A Rad(ler) Collaboration

Posted Jul 20th, 2018 in Eating Niagara, Food Stories

A Rad(ler) Collaboration

Lock Street Brewery in Port Dalhousie has teamed up with Small Batch Co. to make a series of radlers that use real fruit juice and unexpected flavours. This story originally ran as my column, Eating Niagara, in the St. Catharines Standard, Niagara Falls Review and Welland Tribune. 


Brewmaster Jake Foster recently became a regular at a St. Catharines juice bar.

It's not because he needed a liquid Hail Mary to make up for sampling too many suds on the job. Foster, who makes beer at Lock Street Brewery in Port Dalhousie, simply wanted to ferment the next great local brew.

And Nicole Pajak, owner of Small Batch Co., makes the ideal fresh-pressed fruit, vegetable and herbal concoctions to help him to do that.

Since April, the two beverage businesses, which at a glance might seem at odds in their missions beyond quenching thirst, have collaborated to produce some of the most playful — perhaps even the most healthy — radlers in the region.

"I thought it was genius," Pajak said. "He was the first brewery to approach us and we were game."

Radlers are those German-invented elixirs consisting of a 50-50 mix of beer and fruit juice, usually lemonade. Similar to a shandy, it's what I first got drunk on sitting in a German beer garden with my dad when I was 16, and what the LCBO couldn't keep on the shelf a few years ago when Austrian brewery Stiegl started sending its Pilsner and grapefruit juice blends to North America.

The point is, radlers go down easy, especially on a hot summer day with drinkers who want to enjoy a lighter pint.

Foster knows this, and having a rotating roster of radlers was a priority for the young brewmaster. Critical to the success of his plan was finding a local source of fresh juice.

The great Google led him to Pajak and Small Batch Co., and soon the two squeezed out a plan. Their first creation was a Munich-style radler made with Small Batch Co.'s grapefruit, orange and lemon juice.

Lock Street Radler with Kaiser Haus food
A Lock Street radler is made midnight black with a charcoal lemonade from Small Batch Co. and the perfect sipper alongside grub from KaiserHaus. (Main photo: (from left) Nicole Pajak of Small Batch Co. and Jake Foster of Lock Street Brewery.)
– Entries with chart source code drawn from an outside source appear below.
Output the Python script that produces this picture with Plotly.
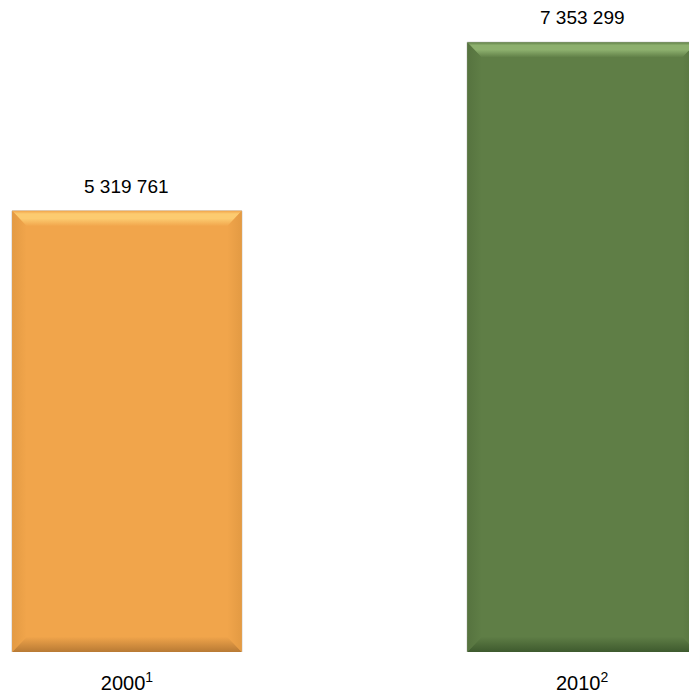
import plotly.graph_objects as go

categories = ["2000<sup>1</sup>", "2010<sup>2</sup>"]
values = [5319761, 7353299]
value_labels = ["5 319 761", "7 353 299"]
main_colors = ["#F1A54B", "#5F7E46"]
light_colors = ["#FCCB70", "#8DB06E"]
dark_colors = ["#B87A34", "#3E5A2E"]
side_colors = ["#E39A43", "#56733F"]

x_pos = list(range(len(categories)))
BAR_W = 0.505
HW = BAR_W / 2
DX = 0.032         # bevel width in x units
DY = 185000        # bevel height in y units

fig = go.Figure()
fig.add_trace(go.Bar(
    x=x_pos, y=values, width=BAR_W,
    marker=dict(color=main_colors, line=dict(color="#C8C8C8", width=1)),
    hoverinfo="skip", showlegend=False,
))

def poly(xs, ys, scale, gtype):
    fig.add_trace(go.Scatter(
        x=xs + [xs[0]], y=ys + [ys[0]], mode="lines", fill="toself",
        line=dict(width=0), fillgradient=dict(type=gtype, colorscale=scale),
        hoverinfo="skip", showlegend=False,
    ))

for i, v in enumerate(values):
    xl, xr = x_pos[i] - HW, x_pos[i] + HW
    m, lc, dc, sc = main_colors[i], light_colors[i], dark_colors[i], side_colors[i]
    # top bevel (gradient: main at bottom -> light highlight -> main at top)
    poly([xl, xr, xr - DX, xl + DX], [v, v, v - DY, v - DY],
         [[0, m], [0.5, lc], [0.8, lc], [1, m]], "vertical")
    # bottom bevel (dark at bottom)
    poly([xl, xr, xr - DX, xl + DX], [0, 0, DY, DY],
         [[0, dc], [1, m]], "vertical")
    # left bevel
    poly([xl, xl + DX, xl + DX, xl], [0, DY, v - DY, v],
         [[0, sc], [1, m]], "horizontal")
    # right bevel
    poly([xr, xr - DX, xr - DX, xr], [0, DY, v - DY, v],
         [[0, m], [1, sc]], "horizontal")

for i, v in enumerate(values):
    fig.add_annotation(x=x_pos[i], y=v, text=value_labels[i], showarrow=False,
                       yanchor="bottom", yshift=12,
                       font=dict(family="Liberation Sans, Arial", size=19, color="#000000"))

fig.update_layout(
    width=689, height=695,
    margin=dict(l=0, r=0, t=0, b=43),
    plot_bgcolor="white", paper_bgcolor="white",
    xaxis=dict(range=[-0.279, 1.235], tickmode="array", tickvals=x_pos, ticktext=categories,
               showgrid=False, zeroline=False, showline=False, ticks="",
               ticklabelstandoff=17,
               tickfont=dict(family="Liberation Sans, Arial", size=20, color="#000000")),
    yaxis=dict(range=[0, 7.862e6], visible=False, showgrid=False, zeroline=False),
    showlegend=False,
)

fig.write_html("out.html", config={"displayModeBar": False},
               post_script="document.body.style.margin='0';document.body.style.overflow='hidden';")
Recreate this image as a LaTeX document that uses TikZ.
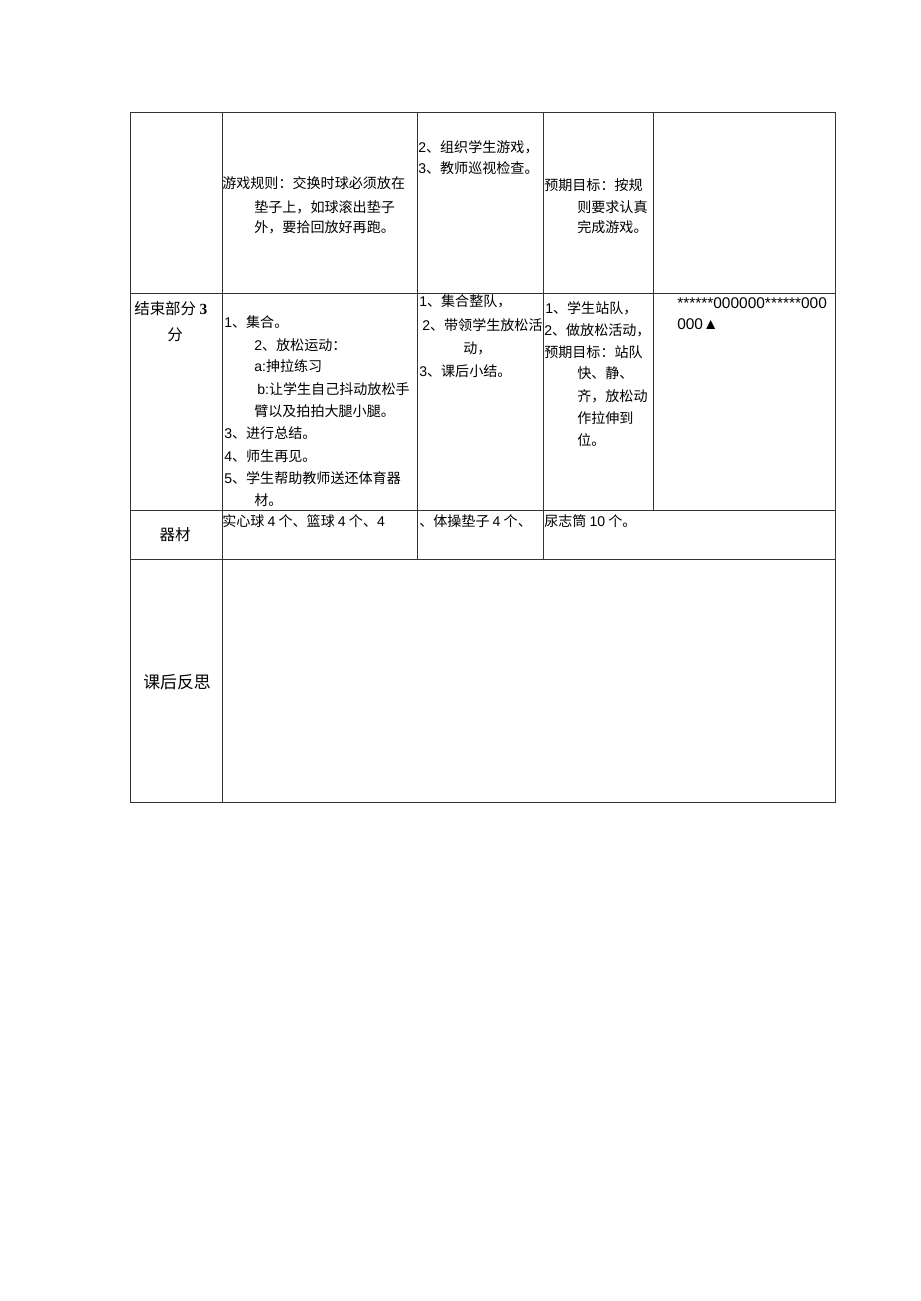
\documentclass[tikz,border=0pt]{standalone}
\usepackage{fontspec}
\setmainfont{Noto Sans CJK SC}
\newfontfamily\arl{Liberation Sans}
\newfontfamily\tnr{Liberation Serif}
\newcommand\dg[1]{{\arl #1}}

\tikzset{
  grid/.style={line width=0.6pt, black!80},
  txt/.style={anchor=base west, inner sep=0pt, font=\fontsize{10}{12}\selectfont},
  head/.style={anchor=base, inner sep=0pt, font=\fontsize{11}{13}\selectfont}
}

\begin{document}
\begin{tikzpicture}[x=0.025cm, y=-0.025cm]
   \useasboundingbox (0,0) rectangle (920,1301);

   % table rules
   \draw[grid] (130,112) rectangle (835,802);
   \draw[grid] (130,293) -- (835,293);
   \draw[grid] (130,510) -- (835,510);
   \draw[grid] (130,559) -- (835,559);
   \draw[grid] (222,112) -- (222,802);
   \draw[grid] (417,112) -- (417,559);
   \draw[grid] (543,112) -- (543,559);
   \draw[grid] (653,112) -- (653,510);

   % game row
   \node[txt] (rule1) at (222,188) {游戏规则：交换时球必须放在};
   \node[txt] (rule2) at (254,212) {垫子上，如球滚出垫子};
   \node[txt] (rule3) at (254,232) {外，要拾回放好再跑。};
   \node[txt] (org2) at (418,152) {\dg{2}、组织学生游戏，};
   \node[txt] (org3) at (418,173) {\dg{3}、教师巡视检查。};
   \node[txt] (aim1) at (544,190) {预期目标：按规};
   \node[txt] (aim2) at (577,212) {则要求认真};
   \node[txt] (aim3) at (577,232) {完成游戏。};

   % closing part
   \node[anchor=base west, inner sep=0pt, font=\fontsize{11}{13}\selectfont] (endpart) at (134,314) {结束部分 {\tnr\bfseries 3}};
   \node[head] (endmin) at (175,340) {分};

   \node[txt] (end1) at (224,327) {\dg{1}、集合。};
   \node[txt] (end2) at (254,350) {\dg{2}、放松运动：};
   \node[txt] (end2a) at (254,371) {\dg{a:}抻拉练习};
   \node[txt] (end2b) at (257,394) {\dg{b:}让学生自己抖动放松手};
   \node[txt] (end2c) at (254,416) {臂以及拍拍大腿小腿。};
   \node[txt] (end3) at (224,438) {\dg{3}、进行总结。};
   \node[txt] (end4) at (224,461) {\dg{4}、师生再见。};
   \node[txt] (end5) at (224,483) {\dg{5}、学生帮助教师送还体育器};
   \node[txt] (end5b) at (254,505) {材。};

   \node[txt] (tch1) at (419,306) {\dg{1}、集合整队，};
   \node[txt] (tch2) at (422,330) {\dg{2}、带领学生放松活};
   \node[txt] (tch2b) at (463,353) {动，};
   \node[txt] (tch3) at (419,376) {\dg{3}、课后小结。};

   \node[txt] (stu1) at (545,313) {\dg{1}、学生站队，};
   \node[txt] (stu2) at (544,335) {\dg{2}、做放松活动，};
   \node[txt] (stu3) at (544,357) {预期目标：站队};
   \node[txt] (stu4) at (577,378) {快、静、};
   \node[txt] (stu5) at (577,401) {齐，放松动};
   \node[txt] (stu6) at (577,423) {作拉伸到};
   \node[txt] (stu7) at (577,445) {位。};

   \node[txt, font=\arl\fontsize{11}{13}\selectfont] (form1) at (677,308) {******000000******000};
   \node[txt, font=\arl\fontsize{11}{13}\selectfont] (form2) at (677,329) {000▲};

   % equipment
   \node[head] (equip) at (175,540) {器材};
   \node[txt] (eq1) at (222,526) {实心球 \dg{4} 个、篮球 \dg{4} 个、\dg{4}};
   \node[txt] (eq2) at (419,526) {、体操垫子 \dg{4} 个、};
   \node[txt] (eq3) at (544,526) {尿志筒 \dg{10} 个。};

   % reflection
   \node[head, font=\fontsize{12}{14}\selectfont] (refl) at (177,688) {课后反思};
\end{tikzpicture}
\end{document}
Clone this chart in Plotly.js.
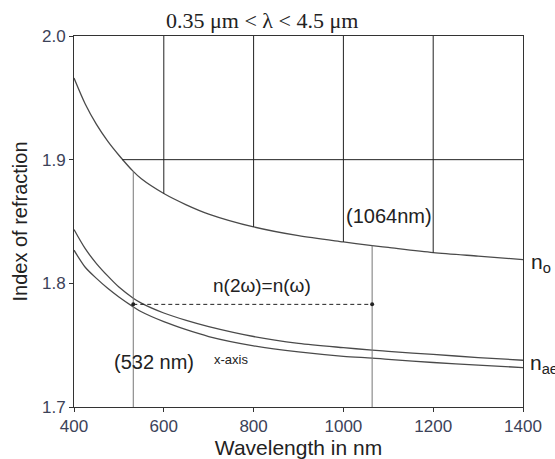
<!DOCTYPE html>
<html>
<head>
<meta charset="utf-8">
<script src="https://cdn.plot.ly/plotly-3.0.1.min.js"></script>
<style>html,body{margin:0;padding:0;background:#fff;}#chart{width:555px;height:459px;}</style>
</head>
<body>
<div id="chart"></div>
<script>
// Wavelengths (nm)
const wavelength = [400, 425, 450, 475, 500, 532, 550, 600, 650, 700, 800, 900, 1000, 1064, 1100, 1200, 1300, 1400];
// Ordinary index n_o
const nO   = [1.966, 1.945, 1.9285, 1.915, 1.9036, 1.8905, 1.8845, 1.8726, 1.8635, 1.856, 1.8456, 1.8385, 1.8335, 1.8305, 1.829, 1.8249, 1.822, 1.8192];
// Middle curve
const nMid = [1.8435, 1.828, 1.816, 1.806, 1.797, 1.788, 1.784, 1.776, 1.770, 1.765, 1.757, 1.7515, 1.748, 1.746, 1.745, 1.7425, 1.740, 1.7378];
// Lower curve (n_ae)
const nLow = [1.8268, 1.813, 1.804, 1.796, 1.789, 1.781, 1.777, 1.769, 1.7625, 1.757, 1.7495, 1.7445, 1.741, 1.7396, 1.7385, 1.736, 1.7338, 1.7319];
// Grid columns clipped by n_o curve
const gridX = [600, 800, 1000, 1200];
const gridTop = 2.0;
const hLineY = 1.9;
const hLineStart = 507;
// Phase matching markers
const pmX = [532, 1064];
const pmY = 1.783;
const yBottom = 1.7;

const lookup = x => nO[wavelength.indexOf(x)];

const traces = [];
const curveStyle = {color: '#4a4a4a', width: 1.3, shape: 'spline', smoothing: 0.8};
[nO, nMid, nLow].forEach(arr => traces.push({
  x: wavelength, y: arr, type: 'scatter', mode: 'lines', line: curveStyle, hoverinfo: 'skip'
}));
gridX.forEach(gx => traces.push({
  x: [gx, gx], y: [gridTop, lookup(gx)], type: 'scatter', mode: 'lines',
  line: {color: '#222', width: 1}
}));
traces.push({x: [hLineStart, 1400], y: [hLineY, hLineY], type: 'scatter', mode: 'lines', line: {color: '#222', width: 1}});
pmX.forEach(px => traces.push({
  x: [px, px], y: [lookup(px), yBottom], type: 'scatter', mode: 'lines',
  line: {color: '#777', width: 1}
}));
traces.push({x: pmX, y: [pmY, pmY], type: 'scatter', mode: 'lines+markers',
  line: {color: '#222', width: 1, dash: '4px,3px'}, marker: {color: '#222', size: 4}});

const sans = 'Liberation Sans';
const layout = {
  width: 555, height: 459,
  margin: {l: 74, r: 32, t: 36, b: 52},
  showlegend: false,
  paper_bgcolor: '#fff', plot_bgcolor: '#fff',
  font: {family: sans, color: '#222'},
  xaxis: {
    range: [400, 1400], tickvals: [400, 600, 800, 1000, 1200, 1400],
    showgrid: false, zeroline: false, showline: true, mirror: true,
    linecolor: '#333', linewidth: 1, ticks: 'outside', ticklen: 4, tickcolor: '#333',
    tickfont: {family: sans, size: 17, color: '#3c4258'},
    title: {text: 'Wavelength in nm', font: {family: sans, size: 21, color: '#222'}, standoff: 2}
  },
  yaxis: {
    range: [1.7, 2.0], tickvals: [1.7, 1.8, 1.9, 2.0], tickformat: '.1f',
    showgrid: false, zeroline: false, showline: true, mirror: true,
    linecolor: '#333', linewidth: 1, ticks: 'outside', ticklen: 4, tickcolor: '#333',
    tickfont: {family: sans, size: 17, color: '#3c4258'},
    title: {text: 'Index of refraction', font: {family: sans, size: 20, color: '#222'}, standoff: 8}
  },
  annotations: [
    {text: '0.35 μm < λ < 4.5 μm', xref: 'paper', yref: 'paper', x: 0.419, y: 1.0, yshift: 30,
      showarrow: false, font: {family: 'Liberation Serif', size: 22, color: '#222'}},
    {text: '(1064nm)', x: 1102, y: 1.8542, xref: 'x', yref: 'y', showarrow: false,
      font: {size: 20, color: '#222'}},
    {text: 'n(2ω)=n(ω)', x: 819, y: 1.7985, xref: 'x', yref: 'y', showarrow: false,
      font: {size: 19, color: '#222'}},
    {text: '(532 nm)', x: 579, y: 1.7365, xref: 'x', yref: 'y', showarrow: false,
      font: {size: 20, color: '#222'}},
    {text: 'x-axis', x: 750, y: 1.7385, xref: 'x', yref: 'y', showarrow: false,
      font: {size: 13, color: '#222'}},
    {text: 'n<sub>o</sub>', x: 1, xshift: 6, y: 1.8165, xref: 'paper', yref: 'y', xanchor: 'left', showarrow: false,
      font: {size: 21, color: '#222'}},
    {text: 'n<sub>ae</sub>', x: 1, xshift: 5, y: 1.7345, xref: 'paper', yref: 'y', xanchor: 'left', showarrow: false,
      font: {size: 21, color: '#222'}}
  ]
};
Plotly.newPlot('chart', traces, layout, {displayModeBar: false, staticPlot: true});
</script>
</body>
</html>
Foster called it The Bermuda Triangle but there was nothing ill-fated about it. People lapped it up.

The same thing happened last month when Foster added Pajak's Voodoo, a lemonade made inky black with activated charcoal, to a Lock Street cream ale to create the easy-drinking Dusk 'Til Dawn.

Aside from turning beverages an unexpected shade, activated charcoal is touted to make teeth whiter and, most fittingly, cure hangovers. Exactly what you need "if you were drinking last night but still felt like drinking today," Foster said.

"It's like the perfect hair of the dog," Pajak added with a smile.

There are several criteria that need to be met before the Lock Street-Small Batch Co. radlers become a reality. For starters, the end result always has to taste like beer, Foster said. In the case of June's mashup of IPA and pineapple juice, the hoppy, bitter pale ale foils the more syrupy tropical fruit nectar.

"I always ask Nicole what's available and what's in season," he explained. "I get the juice, bring it back to the brewery and let everyone try it with the different beers. We landed on IPA with this one because pineapple juice is very sweet."

The wheels are already turning for July's radler, which will likely star watermelon, Foster said.

Come fall and winter, when heavier beers are in season, he may tap Pajak for pulp left over from the juicing process, or even orange peels for a chocolate orange porter.

"He always comes out with amazing things," Pajak said. "It's cool to see where he goes with things."

So far, Foster has no plans for a Kale Kolsch, though he isn't dismissing the possibility of vegetables sharing a stein with one of his ales or lagers at some point.

Cucumber and carrot are both candidates.

"I'm very familiar with spinach. I'm not sure how it would translate in beer but it's something I want to experiment with before the end of summer," Foster said. "The complexity and subtle notes you can pull out are the fun and the drawing card of craft beer."